Film directed by David Lipper

Neglected is a 2025 American action thriller film starring Josh Duhamel, Dylan Sprouse, Til Schweiger, Elena Sanchez, Jeremy London, and Jason London. It was directed by David Lipper and written by Lipper and Adam G. Levine, from a story by Nicholas Ferwerda.

It premiered at the Newport Beach Film Festival on October 18, 2025, and had a limited theatrical release in the United States on May 8, 2026.

== Premise ==
A soon-to-be retired detective learns that a serial killer has buried his son alive and must solve a series of murders before the boy runs out of air.

== Cast ==
- Josh Duhamel as Detective Shaw
- Dylan Sprouse as "The Kid"
- Til Schweiger as Capt. Haas
- Elena Sanchez as Detective Keyes
- Jeremy London as Sloan
- Jason London as Deacon

== Production ==
The project was announced in December 2024, when Josh Duhamel, Dylan Sprouse, and Til Schweiger were reported as leading the cast, with Lipper co-writing, directing, and producing the film. BondIt Media Capital financed the film. According to the Toronto Film School, Levine wrote the first draft in 2021 and continued developing the screenplay with Lipper over the following three years.
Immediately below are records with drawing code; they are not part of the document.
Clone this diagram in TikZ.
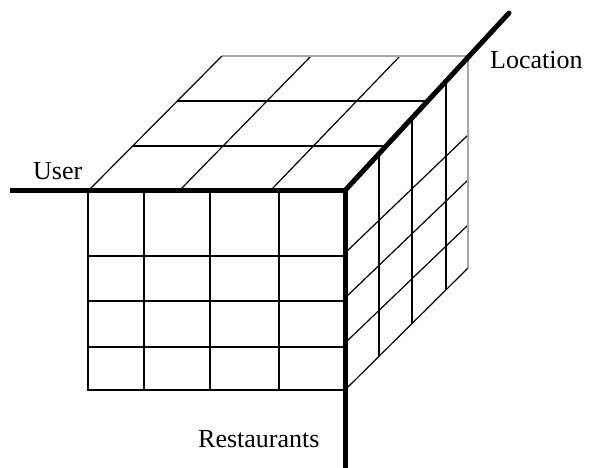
\documentclass[tikz,border=0pt]{standalone}
\usepackage{fontspec}
\setmainfont{Liberation Serif}
\begin{document}
\begin{tikzpicture}[x=1pt,y=-1pt,
  thinline/.style={line width=1.2pt,black},
  backline/.style={line width=1.4pt,black!35},
  axisline/.style={line width=5pt,black},
  lbl/.style={inner sep=0pt,anchor=base west,font=\fontsize{26}{30}\selectfont}]
\useasboundingbox (0,0) rectangle (589,467);
% key corners
\coordinate (O) at (345,190.5);
\coordinate (Uend) at (10,190.5);
\coordinate (Rend) at (345,467);
\coordinate (Lend) at (509,13);
\coordinate (FL) at (88,190);
\coordinate (FBL) at (88,390);
\coordinate (FBR) at (345,390);
\coordinate (TBL) at (222,56);
\coordinate (TBR) at (468,56);
\coordinate (RBB) at (468,268);
% front face grid
\foreach \x in {144,210,279} \draw[thinline] (\x,190) -- (\x,390);
\draw[thinline] (FL) -- (FBL) -- (FBR);
\foreach \y in {256,301,347} \draw[thinline] (88,\y) -- (345,\y);
% top face grid
\draw[thinline] (89,190) -- (TBL);
\draw[thinline] (180,190) -- (311,56);
\draw[thinline] (271,190) -- (400,56);
\draw[thinline] (132.7,146) -- (385.4,146);
\draw[thinline] (177.3,101) -- (426.7,101);
% right face grid
\draw[thinline] (345,253) -- (468,135);
\draw[thinline] (345,298) -- (468,180);
\draw[thinline] (345,343) -- (468,225);
\draw[thinline] (FBR) -- (RBB);
\draw[thinline] (379,153) -- (379,355.6);
\draw[thinline] (412,117) -- (412,323.1);
\draw[thinline] (446,80) -- (446,289.6);
% hidden back edges
\draw[backline] (TBL) -- (TBR) -- (RBB);
% axes
\draw[axisline,line width=5.5pt] (Uend) -- (O);
\draw[axisline,line cap=rect] (O) -- (Rend);
\draw[axisline,line cap=round] (O) -- (Lend);
% labels
\node[lbl] (user) at (33,179) {User};
\node[lbl] (loc) at (490,68) {Location};
\node[lbl] (rest) at (198,447) {Restaurants};
\end{tikzpicture}
\end{document}
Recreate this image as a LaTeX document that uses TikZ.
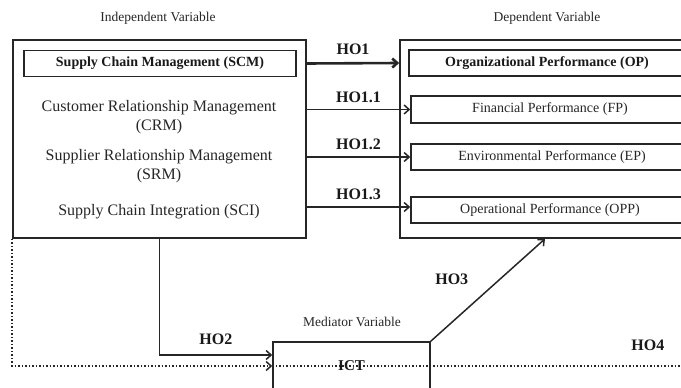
\documentclass[tikz,border=0pt]{standalone}
\usepackage{fontspec}
\setmainfont{Liberation Serif}
\usetikzlibrary{arrows.meta,calc}

\begin{document}
\begin{tikzpicture}[
  x=1pt,y=-1pt,
  >={Straight Barb[length=5pt,width=9pt]},
  box/.style={draw=black!85, line width=1.6pt, inner sep=0pt},
  caption/.style={font=\fontsize{13.5}{16}\selectfont, text=black!85},
  maintext/.style={font=\fontsize{16}{19}\selectfont, text=black!85, align=center},
  innertext/.style={font=\fontsize{14}{17}\selectfont, text=black!85},
  boldtext/.style={font=\fontsize{14}{17}\selectfont\bfseries, text=black!90},
  hlabel/.style={font=\fontsize{16}{19}\selectfont\bfseries, text=black!90},
  link/.style={->, draw=black!85, line width=1.5pt},
  mainlink/.style={->, draw=black!85, line width=2.6pt},
  dotline/.style={draw=black!85, line width=1.5pt, dotted},
  dottedlink/.style={->, dotline}
]
\useasboundingbox (0,0) rectangle (681,388);
\clip (0,0) rectangle (681,388);

% Captions
\node[caption] (ivcap) at (158,18) {Independent Variable};
\node[caption] (dvcap) at (547,18) {Dependent Variable};
\node[caption] (mvcap) at (352,322) {Mediator Variable};

% Independent variable block
\node[box, minimum width=293pt, minimum height=198pt] (iv) at (159.5,139) {};
\node[box, boldtext, minimum width=272pt, minimum height=26pt] (scm) at (160,63.5)
  {Supply Chain Management (SCM)};
\node[maintext] (crm) at (159,117.5) {Customer Relationship Management\\(CRM)};
\node[maintext] (srm) at (159,166) {Supplier Relationship Management\\(SRM)};
\node[maintext] (sci) at (159,211.5) {Supply Chain Integration (SCI)};

% Dependent variable block, runs off the right edge
\node[box, minimum width=290pt, minimum height=198pt] (dv) at (545,139) {};
\node[box, boldtext, minimum width=276pt, minimum height=26pt] (op) at (547,63)
  {Organizational Performance (OP)};
\node[box, innertext, minimum width=278pt, minimum height=27pt] (fp) at (550,109.5)
  {Financial Performance (FP)};
\node[box, innertext, minimum width=282pt, minimum height=26pt] (ep) at (552,157)
  {Environmental Performance (EP)};
\node[box, innertext, minimum width=278pt, minimum height=26pt] (opp) at (550,210)
  {Operational Performance (OPP)};

% Mediator, runs off the bottom edge
\node[box, font=\fontsize{15}{18}\selectfont\bfseries, text=black!90,
  minimum width=157pt, minimum height=48pt] (ict) at (351.5,366) {ICT};
\coordinate (ho4end) at (700,366);

% Hypotheses
\draw[mainlink] (iv.east |- scm) -- (dv.west |- op)
  node[midway, above=4pt, hlabel] {HO1};
\draw[link] (iv.east |- fp) -- (fp.west)
  node[midway, above=3pt, hlabel] {HO1.1};
\draw[link] (iv.east |- ep) -- (ep.west)
  node[midway, above=3pt, hlabel] {HO1.2};
\draw[link] ([yshift=3pt]iv.east |- opp) -- ([yshift=3pt]opp.west)
  node[midway, above=3pt, hlabel] {HO1.3};
\draw[link] (iv.south) |- ([yshift=11pt]ict.west)
  node[pos=0.75, above=6pt, hlabel] {HO2};
\draw[link] (ict.north east) -- (dv.south)
  node[pos=0.6, left=27pt, hlabel] {HO3};
\draw[dottedlink] (iv.south west) |- (ict.west);
\draw[dotline] (ict.west) -- (ho4end)
  node[pos=0.878, above=11pt, hlabel] {HO4};

\end{tikzpicture}
\end{document}
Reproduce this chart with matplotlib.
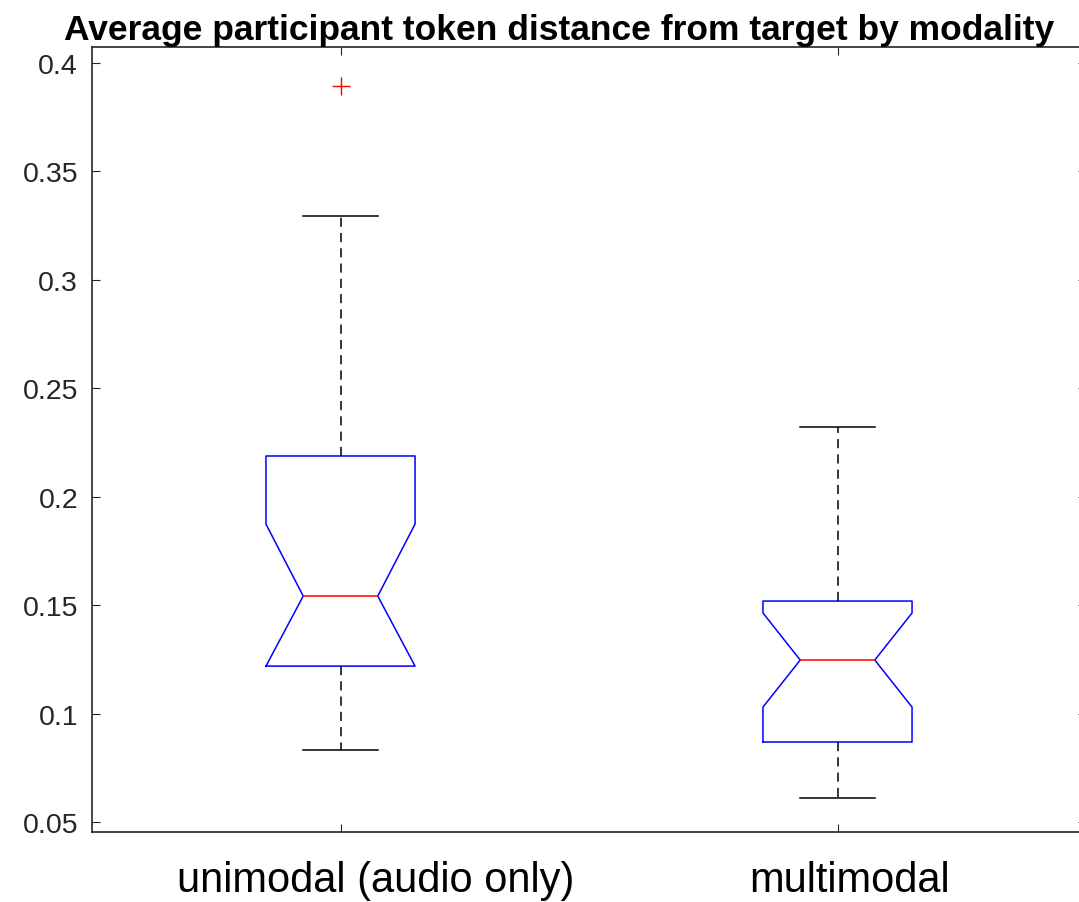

Principal photography took place in Mississippi in December 2024. The film was shot over 12 days in Clinton, Mississippi.

== Release ==
The film premiered at the 2025 Newport Beach Film Festival under the title The Neglected on October 18. In February 2026, Inaugural Entertainment acquired North American distribution rights to the film, now simply titled Neglected. It had a limited United States theatrical release on May 8, 2026.